Namely, when satisfied is the first condition that the distance from the exposure start position in the shot area to the edge of the substrate along the scanning direction is at least a first value while at least three of the plurality of detection points exist on the substrate at the time of starting exposure, the control system carries out the first and second adjustment operations. When satisfied is the second condition that the distance from the exposure start position in the shot area to the edge of the substrate along the scanning direction is lose than the first value but at least a second value smaller than the first value while, of detection points arranged on a line orthogonal to the scanning direction and located on the substrate, detection points at both ends are separated from each other by at least a predetermined distance, the control system carries out the first and second adjustment operations. When neither of the first and second conditions is satisfied, the control system carries out only the first adjustment operation.

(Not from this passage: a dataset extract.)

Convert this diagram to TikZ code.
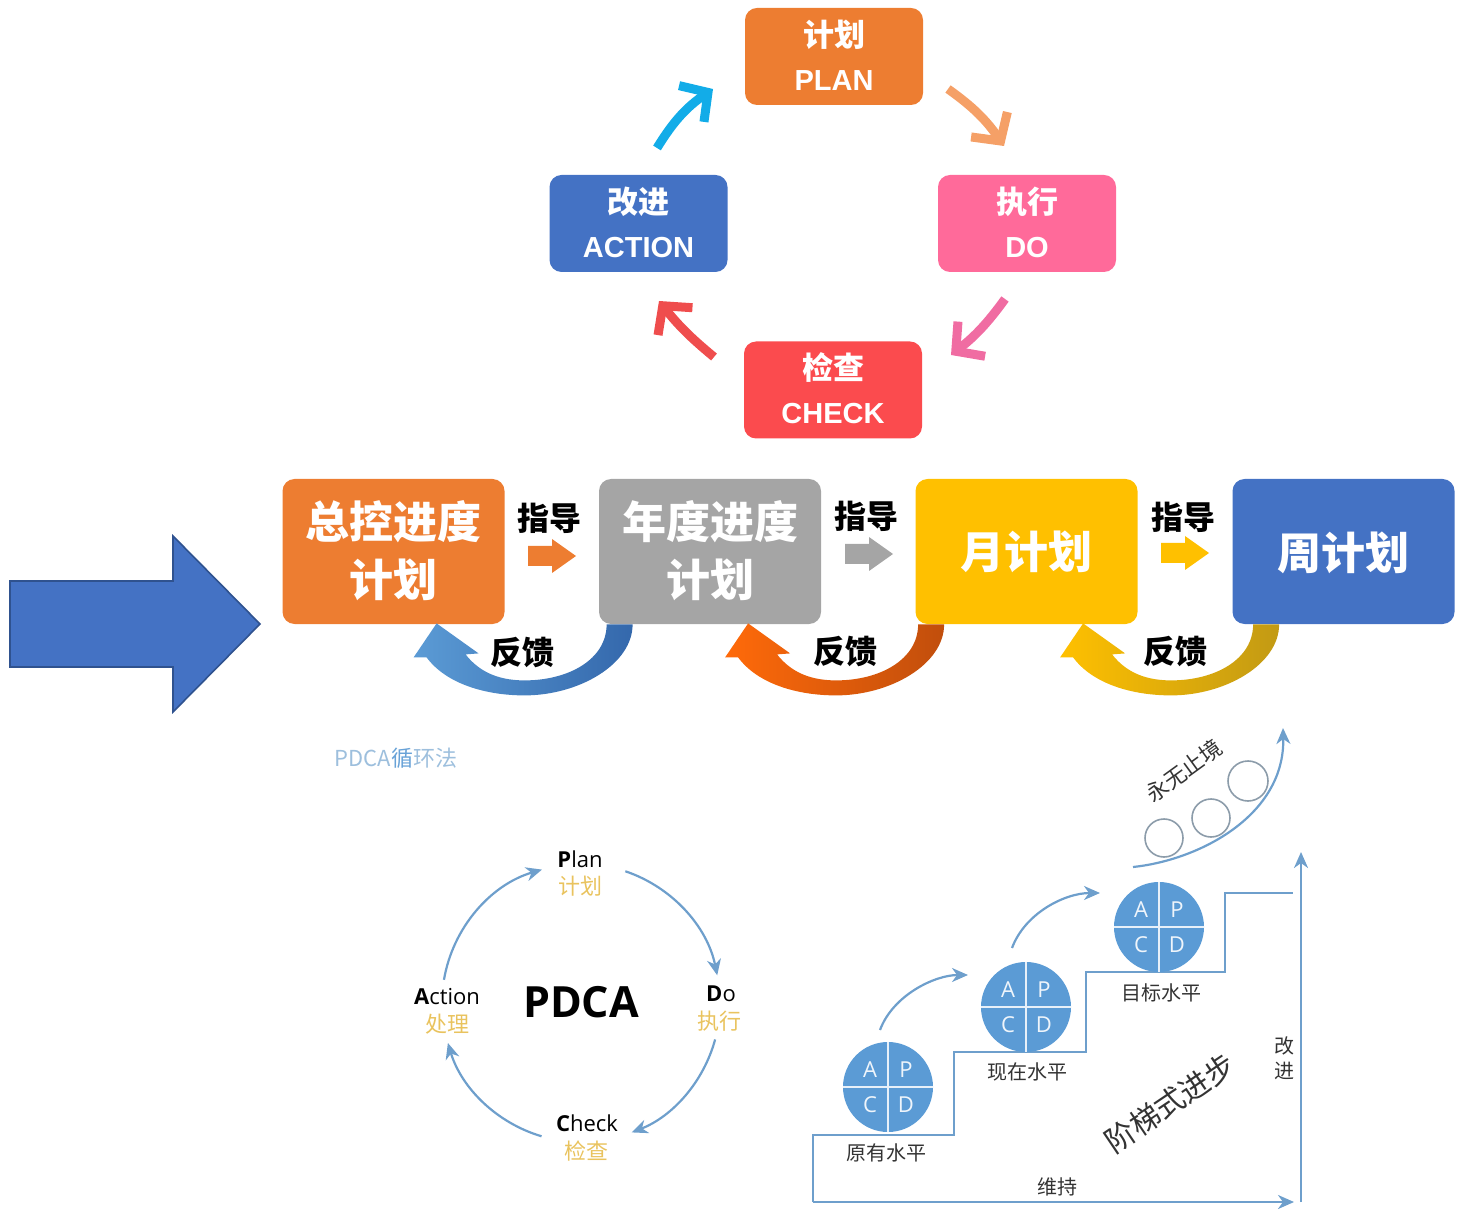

On the other hand, when satisfied is a third condition that the distance from the exposure end position in the shot area to the edge of the substrate along the scanning direction is at least a third value while at least three of the plurality of detection points exist on the substrate at the time of terminating exposure, the control system carries out the first and second adjustment operations. When satisfied is a fourth condition that the distance from the exposure end position in the shot area to the edge of the substrate along the scanning direction is less than the third value but at least a fourth value smaller than the third value while, of detection points arranged on a line orthogonal to the scanning direction and located on the substrate, detection points at both ends are separated from each other by at least a predetermined distance, the control system carries out the first and second adjustment operations. When neither of the third and fourth conditions is satisfied, the control system carries out only the first adjustment operation.
The present invention may further comprise a plurality of sensors respectively corresponding to a plurality of detection points included within a detection area of the focus detection system; and a sensor selecting mechanism for selecting, of the plurality of sensors, a sensor used for adjusting the position of the substrate by the control system. Here by way of the sensor selecting mechanism, the control system selects a sensor located on the substrate at an exposure start position or exposure end position among the plurality of detection points.

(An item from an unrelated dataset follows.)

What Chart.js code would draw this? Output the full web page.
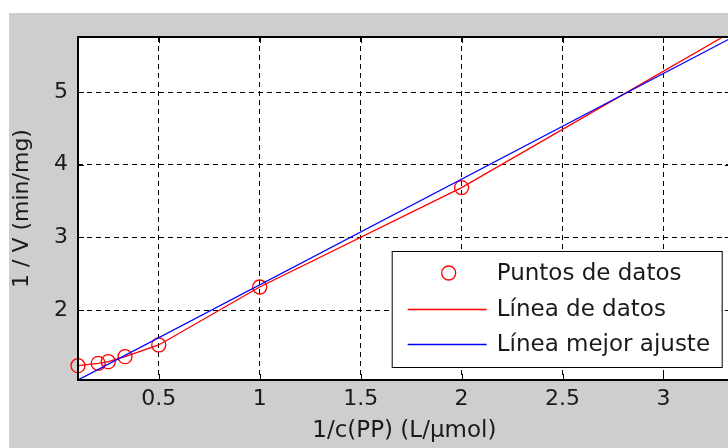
<!DOCTYPE html>
<html>
<head>
<meta charset="utf-8">
<script src="https://cdn.jsdelivr.net/npm/chart.js@4"></script>
<style>
  body { margin: 0; background: #fff; overflow: hidden; width: 728px; height: 448px; }
  #myChart { position: absolute; left: 9px; top: 13px; background: #cecece; }
</style>
</head>
<body>
<canvas id="myChart" width="730" height="435"></canvas>
<script>
// 1/c(PP) vs 1/V (Lineweaver-Burk)
const xData = [0.1, 0.2, 0.25, 0.333, 0.5, 1, 2, 3.333];
const yData = [1.234, 1.267, 1.289, 1.358, 1.519, 2.317, 3.685, 5.82];
const fitX = [0.1, 3.333];
const fitY = [1.037, 5.74];
const xTicks = [0.5, 1, 1.5, 2, 2.5, 3];
const yTicks = [2, 3, 4, 5];
const xMin = 0.1, xMax = 3.333, yMin = 1.037, yMax = 5.757;

const font = 'DejaVu Sans';

const pts = xData.map((v, i) => ({x: v, y: yData[i]}));
const fit = fitX.map((v, i) => ({x: v, y: fitY[i]}));

const frame = {
  id: 'frame',
  beforeDraw(chart) {
    const {ctx, chartArea: a} = chart;
    ctx.save();
    ctx.fillStyle = '#fff';
    ctx.fillRect(a.left, a.top, a.width, a.height);
    ctx.restore();
  },
  afterDatasetsDraw(chart) {
    const {ctx, chartArea: a, scales: {x, y}} = chart;
    ctx.save();
    ctx.strokeStyle = '#000';
    ctx.lineWidth = 1;
    ctx.beginPath();
    x.ticks.forEach(t => {
      const p = Math.round(x.getPixelForValue(t.value)) + 0.5;
      ctx.moveTo(p, a.bottom); ctx.lineTo(p, a.bottom - 6);
      ctx.moveTo(p, a.top); ctx.lineTo(p, a.top + 6);
    });
    y.ticks.forEach(t => {
      const p = Math.round(y.getPixelForValue(t.value)) + 0.5;
      ctx.moveTo(a.left, p); ctx.lineTo(a.left + 6, p);
      ctx.moveTo(a.right, p); ctx.lineTo(a.right - 6, p);
    });
    ctx.stroke();
    ctx.lineWidth = 2;
    ctx.strokeRect(a.left, a.top, a.width, a.height);
    ctx.restore();
  },
  afterDraw(chart) {
    // legend box, bottom right like matlab
    const {ctx, chartArea: a} = chart;
    const w = 330, h = 116;
    const L = a.right - 9 - w, T = a.bottom - 13 - h;
    ctx.save();
    ctx.fillStyle = '#fff';
    ctx.fillRect(L, T, w, h);
    ctx.strokeStyle = '#000';
    ctx.lineWidth = 1;
    ctx.strokeRect(L + 0.5, T + 0.5, w, h);
    ctx.font = '23px "' + font + '"';
    ctx.textBaseline = 'middle';
    ctx.fillStyle = '#1a1a1a';
    const rows = [22, 58, 93];
    chart.data.datasets.forEach((ds, i) => {
      const yy = T + rows[i];
      ctx.strokeStyle = ds.borderColor;
      ctx.lineWidth = 1.3;
      ctx.beginPath();
      if (ds.showLine === false) {
        ctx.arc(L + 57, yy, 7, 0, Math.PI * 2);
      } else {
        ctx.moveTo(L + 16, yy + 0.5); ctx.lineTo(L + 95, yy + 0.5);
      }
      ctx.stroke();
      ctx.fillText(ds.label, L + 105, yy + 1);
    });
    ctx.restore();
  }
};

const ctx = document.getElementById('myChart');

new Chart(ctx, {
  type: 'line',
  data: {
    datasets: [{
      label: 'Puntos de datos',
      data: pts,
      showLine: false,
      borderColor: '#ff0000',
      backgroundColor: 'rgba(0,0,0,0)',
      borderWidth: 1.3,
      pointRadius: c => (yData[c.dataIndex] > yMax || xData[c.dataIndex] > xMax) ? 0 : 7,
      pointStyle: 'circle',
      clip: {left: 10, top: 0, right: 0, bottom: 10},
      order: 1
    }, {
      label: 'Línea de datos',
      data: pts,
      borderColor: '#ff0000',
      borderWidth: 1.3,
      pointRadius: 0,
      tension: 0,
      order: 2
    }, {
      label: 'Línea mejor ajuste',
      data: fit,
      borderColor: '#0000ff',
      borderWidth: 1.3,
      pointRadius: 0,
      tension: 0,
      order: 0
    }]
  },
  options: {
    responsive: false,
    animation: false,
    devicePixelRatio: 1,
    layout: { padding: { top: 24, right: 8, left: 0, bottom: 0 } },
    plugins: {
      legend: { display: false },
      tooltip: { enabled: false }
    },
    scales: {
      x: {
        type: 'linear',
        min: xMin,
        max: xMax,
        afterBuildTicks: s => { s.ticks = xTicks.map(v => ({value: v})); },
        afterFit: s => { s.height = 68; },
        ticks: {
          font: { family: font, size: 22 },
          color: '#1a1a1a',
          padding: 6,
          callback: v => String(v)
        },
        grid: { color: '#000', lineWidth: 1, drawTicks: false },
        border: { display: false, dash: [5, 4] },
        title: {
          display: true,
          text: '1/c(PP) (L/\u00b5mol)',
          font: { family: font, size: 23 },
          color: '#1a1a1a',
          padding: { top: 0, bottom: 3 }
        }
      },
      y: {
        type: 'linear',
        min: yMin,
        max: yMax,
        afterBuildTicks: s => { s.ticks = yTicks.map(v => ({value: v})); },
        afterFit: s => { s.width = 69; },
        ticks: {
          font: { family: font, size: 22 },
          color: '#1a1a1a',
          padding: 10,
          callback: v => String(v)
        },
        grid: { color: '#000', lineWidth: 1, drawTicks: false },
        border: { display: false, dash: [5, 4] },
        title: {
          display: true,
          text: '1 / V (min/mg)',
          font: { family: font, size: 22 },
          color: '#1a1a1a',
          padding: { top: 0, bottom: 0 }
        }
      }
    }
  },
  plugins: [frame]
});
</script>
</body>
</html>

More preferably , upon scanning exposure of the shot area on the substrate, the control system carries out at least one of the first operation for adjusting the position of the substrate in the thickness direction and the second adjustment operation for adjusting the inclination of the substrate according to detection information obtained from the focus detection system, and information obtained upon immediately preceding scanning exposure.
The present invention will become more fully understood from the detailed description given hereinbelow and the accompanying drawings which are given by way of illustration only, and thus are not to be considered as limiting the present invention.
Further scope of applicability of the present invention will become apparent from the detailed description given hereinafter. However, it should be understood that the detailed description and specific examples, while indicating preferred embodiments of the invention are given by way of illustration only, since various changes and modifications within the spirit and scope of the invention will become apparent to those skilled in the art from this detailed description.